In the town of Lille, France, Esperanto has been taught in the high schools for at least nine years; about 1,500 pupils benefiting yearly from this. The same is true of Rio de Janeiro, in Brasil.
In conclusion, I wish to register my opinion as an unbiased student of the whole movement for the adoption of an international language that Esperanto has nothing to fear from any rival scheme—present, past, or future.
Of upward of 150 different projects that have seen the light since the seventeenth century, not one was born with a life worth saving but Esperanto; not one has ever attained one-hundredth part the power and vogue and vitality that Esperanto has achieved.
One only of all these schemes has ever come prominently before the public before Esperanto came into the field, Volapük, and this failed of its own defects.

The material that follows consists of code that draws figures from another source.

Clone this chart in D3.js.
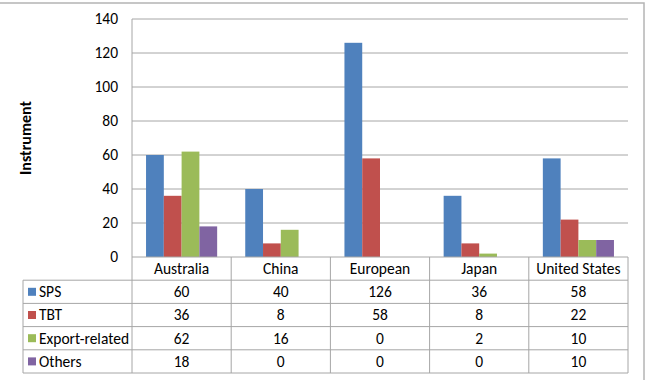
<!DOCTYPE html>
<html><head><meta charset="utf-8">
<script src="https://cdn.jsdelivr.net/npm/d3@7"></script>
<style>
html,body{margin:0;padding:0;background:#fff;}
text{font-family:Carlito, Calibri, Lato, "Liberation Sans", sans-serif;}
</style></head>
<body><svg id="c" width="654" height="380"></svg>
<script>
const categories = ["Australia","China","European","Japan","United States"];
const seriesNames = ["SPS","TBT","Export-related","Others"];
const sps = [60,40,126,36,58];
const tbt = [36,8,58,8,22];
const exportRelated = [62,16,0,2,10];
const others = [18,0,0,0,10];
const yTicks = [0,20,40,60,80,100,120,140];
const colors = ["#4F81BD","#C0504D","#9BBB59","#8064A2"];
const series = [sps,tbt,exportRelated,others];

(function(){
const svg = d3.select("#c");
const pLeft = 132, pRight = 628, pTop = 19, pBottom = 257;
const tableLeft = 23, rowH = 23.2;
const grid = "#a6a6a6";
const fs = "15.5px";

svg.append("rect").attr("x",-2).attr("y",3).attr("width",646).attr("height",400)
  .attr("fill","none").attr("stroke","#b4b4b4").attr("stroke-width",1.5);

const x0 = d3.scaleBand().domain(categories).range([pLeft,pRight]).paddingInner(0).paddingOuter(0);
const x1 = d3.scaleBand().domain(seriesNames).range([0,x0.bandwidth()]).paddingInner(0).paddingOuter(0.79);
const y = d3.scaleLinear().domain([0,140]).range([pBottom,pTop]);

svg.append("g").selectAll("line").data(yTicks.filter(d=>d>0)).join("line")
  .attr("x1",pLeft).attr("x2",pRight).attr("y1",d=>y(d)).attr("y2",d=>y(d))
  .attr("stroke",grid).attr("stroke-width",1);

const yAxis = d3.axisLeft(y).tickValues(yTicks).tickSize(0).tickPadding(14);
const ga = svg.append("g").attr("transform",`translate(${pLeft},0)`).call(yAxis);
ga.select(".domain").remove();
ga.selectAll("text").attr("font-size",fs).attr("fill","#000")
  .style("font-family","Carlito, Calibri, Lato, sans-serif");

const g = svg.append("g");
categories.forEach((c,i)=>{
  series.forEach((s,j)=>{
    const v = s[i];
    if (v<=0) return;
    g.append("rect").attr("x",x0(c)+x1(seriesNames[j])).attr("width",x1.bandwidth())
      .attr("y",y(v)).attr("height",y(0)-y(v)).attr("fill",colors[j]);
  });
});

const tg = svg.append("g");
const nRows = seriesNames.length;
const tableBottom = pBottom + rowH*(nRows+1);
tg.append("line").attr("x1",pLeft).attr("x2",pRight).attr("y1",pBottom).attr("y2",pBottom).attr("stroke",grid);
for (let r=1;r<=nRows+1;r++){
  tg.append("line").attr("x1",tableLeft).attr("x2",pRight).attr("y1",pBottom+rowH*r).attr("y2",pBottom+rowH*r).attr("stroke",grid);
}
tg.append("line").attr("x1",pLeft).attr("x2",pLeft).attr("y1",pTop).attr("y2",tableBottom).attr("stroke",grid);
tg.append("line").attr("x1",tableLeft).attr("x2",tableLeft).attr("y1",pBottom+rowH).attr("y2",tableBottom).attr("stroke",grid);
categories.forEach(c=>{
  const xe = x0(c)+x0.bandwidth();
  tg.append("line").attr("x1",xe).attr("x2",xe).attr("y1",pBottom).attr("y2",tableBottom).attr("stroke",grid);
});
categories.forEach(c=>{
  tg.append("text").attr("x",x0(c)+x0.bandwidth()/2).attr("y",pBottom+rowH/2).attr("dy","0.35em")
    .attr("text-anchor","middle").attr("font-size",fs).text(c);
});
seriesNames.forEach((n,j)=>{
  const cy = pBottom+rowH*(j+1)+rowH/2;
  tg.append("rect").attr("x",tableLeft+5).attr("y",cy-4).attr("width",8).attr("height",8).attr("fill",colors[j]);
  tg.append("text").attr("x",tableLeft+16).attr("y",cy).attr("dy","0.35em").attr("font-size",fs).text(n);
  categories.forEach((c,i)=>{
    tg.append("text").attr("x",x0(c)+x0.bandwidth()/2).attr("y",cy).attr("dy","0.35em")
      .attr("text-anchor","middle").attr("font-size",fs).text(series[j][i]);
  });
});

svg.append("text").attr("transform","translate(31,138) rotate(-90)")
  .attr("text-anchor","middle").attr("font-size","16px").attr("font-weight","bold").text("Instrument");
})();
</script></body></html>
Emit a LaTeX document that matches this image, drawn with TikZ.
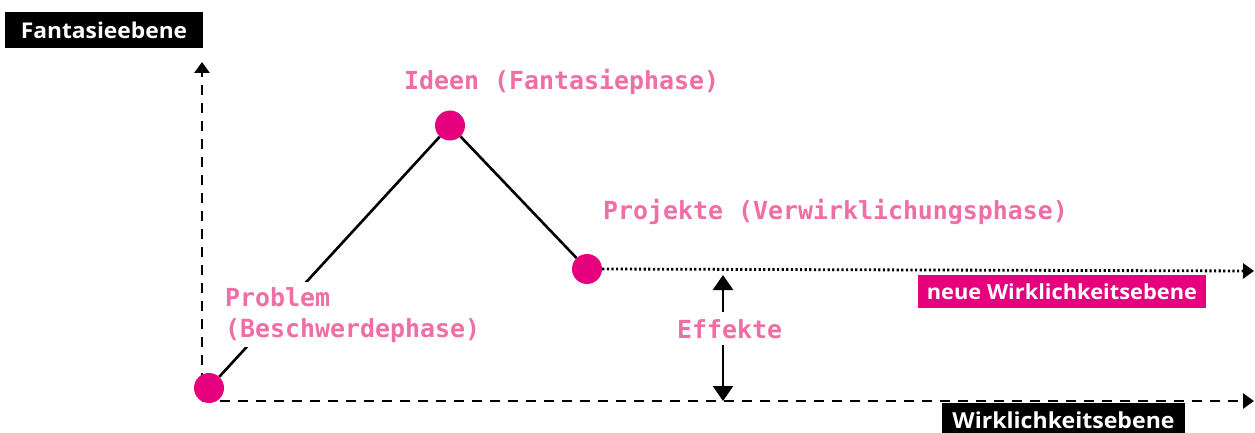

One only among some 20 or 30 imitations of Esperanto, namely, Ido, succeeded for a time in creating a diversion in the Esperanto camp. If Volapük died of its defects, it is permissible to say that Ido never lived on account of its numerous authors' everlasting chase after theoretical perfection, each one having a different opinion—and changing the same with every wind—as to what constitutes perfection in every one of a thousand features of a human language. Accordingly, the Idoists have altered their mock Esperanto a hundred times in six years, so that no one has been able to keep track of the changes, and the adherents of the secession themselves have never been able to learn, speak, and use the language.
During these six years Esperanto has succeeded in establishing itself and getting a firm hold in every civilized country from China to Peru and from Greenland to Zanzibar, because it is a live and growing language, perfect in so far that it is endowed from the start with all the power of evolution without the need of any internal changes in its wonderfully simple structure.
Here are a few quotations from great thinkers as to the need for an auxiliary language:
The diversity of languages is fatal for genius and progress. If there were a universal language, we should save a third of life. (Leibnitz.)
The interrelationships of the peoples are so great that they most certainly need a universal language. (Montesquieu.)
One of the greatest torments of life is the diversity of language. (Voltaire.)